Sixth Street by Washington Avenue, 1978
Photographs: South Beach 1977–1986
Curators: Stephan Apicella-Hitchcock & Joseph Lawton
Fordham University's Ildiko Butler Gallery is pleased to present the photographs of Gary Monroe. Exhibited here are twenty-one gelatin silver prints made between 1977 and 1986 in South Beach, Florida, of the elderly Jewish community.
In Gary's words: South Beach was remarkable when I photographed there, which was almost daily. Actually, it was for a longer period, but that decade constitutes my being committed to making visual sense of life there. It was where Jewish people came to be together in their later years. In its way, it was a sacred place. These were the Jewish of the 'Greatest Generation,' Holocaust survivors among them; refugees from the cold northeast; working-class retirees. The average age was well into retirement. Ten years later, the Art Deco movement and other forces, including Miami Vice, and economic development, caused the demise of the old-world traditions long before attrition would have taken its toll. The lifestyle vanished as if it had never happened.

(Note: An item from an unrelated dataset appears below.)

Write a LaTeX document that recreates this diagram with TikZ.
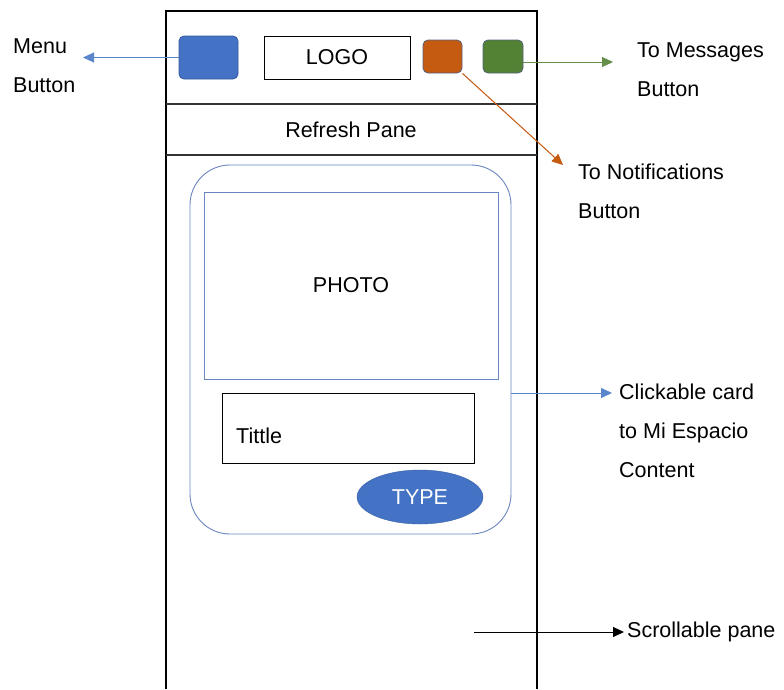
\documentclass[tikz,border=0pt]{standalone}
\usepackage{fontspec}
\setmainfont{Liberation Sans}
\usetikzlibrary{arrows.meta,shapes.geometric}
\definecolor{btnblue}{HTML}{4472C4}
\definecolor{btnorange}{HTML}{C55A11}
\definecolor{btngreen}{HTML}{548235}
\definecolor{cardline}{HTML}{6A86BF}
\definecolor{linkblue}{HTML}{5A86CC}
\definecolor{btnedge}{HTML}{55617A}
\begin{document}
\begin{tikzpicture}[x=1pt,y=-1pt,
  every node/.style={font=\fontsize{21.5}{39}\selectfont, inner sep=0pt},
  frameline/.style={draw=black, line width=1.4pt},
  sepline/.style={draw=black!80, line width=1.2pt},
  btn/.style={draw=btnedge, line width=0.8pt, rounded corners=5pt},
  boxplain/.style={draw=black, line width=1pt},
  label/.style={anchor=west, align=left},
  pointer/.style={line width=1pt, -{Triangle[length=11pt,width=10pt]}}
]
\useasboundingbox (0,0) rectangle (784,689);

% phone outline, header and refresh separators
\draw[frameline] (166,689) -- (166,11) -- (537,11) -- (537,689);
\draw[sepline, line width=1.8pt] (166,104) -- (537,104);
\draw[sepline] (166,155) -- (537,155);

% header bar
\node[btn, fill=btnblue, draw=btnblue!80!black, minimum width=59pt, minimum height=43pt] (menu) at (208.5,57.5) {};
\node[boxplain, minimum width=146pt, minimum height=43pt] (logo) at (337,57.5) {LOGO};
\node[btn, fill=btnorange, minimum width=39pt, minimum height=33pt] (notif) at (442.5,56.5) {};
\node[btn, fill=btngreen, minimum width=40pt, minimum height=33pt] (msg) at (503,56.5) {};

\node (refresh) at (351,130) {Refresh Pane};

% content card
\node[draw=cardline, line width=0.9pt, rounded corners=40pt, minimum width=321pt, minimum height=369pt] (card) at (350.5,349.5) {};
\node[draw=cardline, line width=1pt, minimum width=294pt, minimum height=187pt] (photo) at (351,285.5) {PHOTO};
\node[boxplain, minimum width=252pt, minimum height=70pt] (titlebox) at (348,428) {};
\node[anchor=west] (titletext) at (236,436) {Tittle};
\node[ellipse, fill=btnblue, draw=btnblue!85!black, minimum width=126pt, minimum height=54pt, text=white] (type) at (420,497) {TYPE};

% annotations
\node[label] (menulbl) at (13,66) {Menu\\Button};
\node[label] (msglbl) at (637,70) {To Messages\\Button};
\node[label] (notiflbl) at (578,191) {To Notifications\\Button};
\node[label] (cardlbl) at (619,431) {Clickable card\\to Mi Espacio\\Content};
\node[anchor=west] (scrolllbl) at (627,632) {Scrollable pane};

\coordinate (menutip) at (83,57.5);
\coordinate (msgtip) at (613,62);
\coordinate (notiftip) at (563,165);
\coordinate (cardtip) at (612,393);
\coordinate (scrollstart) at (474,632);

\draw[pointer, draw=linkblue, fill=linkblue] (menu.west) -- (menutip);
\draw[pointer, draw=btngreen!90!white, fill=btngreen!90!white] (msg.east |- msgtip) -- (msgtip);
\draw[pointer, draw=btnorange, fill=btnorange] (notif.south east) -- (notiftip);
\draw[pointer, draw=linkblue, fill=linkblue] (card.east |- cardtip) -- (cardtip);
\draw[pointer, draw=black, fill=black, shorten >=3pt] (scrollstart) -- (scrolllbl.west);
\end{tikzpicture}
\end{document}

Gary Monroe, a native of Miami Beach, received a master's degree in fine arts from the University of Colorado at Boulder in 1977. Since 1984 he has photographed throughout Haiti, Brazil, Israel, Cuba, India, Trinidad, Poland, France, Russia, Egypt, and in his home state of Florida. He has received grants from the National Endowment for the Arts, Florida Department of State's Division of Cultural Affairs, Florida Humanities Council, and the Fulbright Foundation. Gary's publications include The Last Resort, Florida Dreams, Life in South Beach, Miami Beach, and Haiti. He is also the author of numerous books, including The Highwaymen: Florida's African-American Landscape Painters, Harold Newton: The Original Highwayman, and Silver Springs: The Underwater Photographs of Bruce Mozert. Recently he has been photographing the impact of corporate-driven planning on the Florida landscape.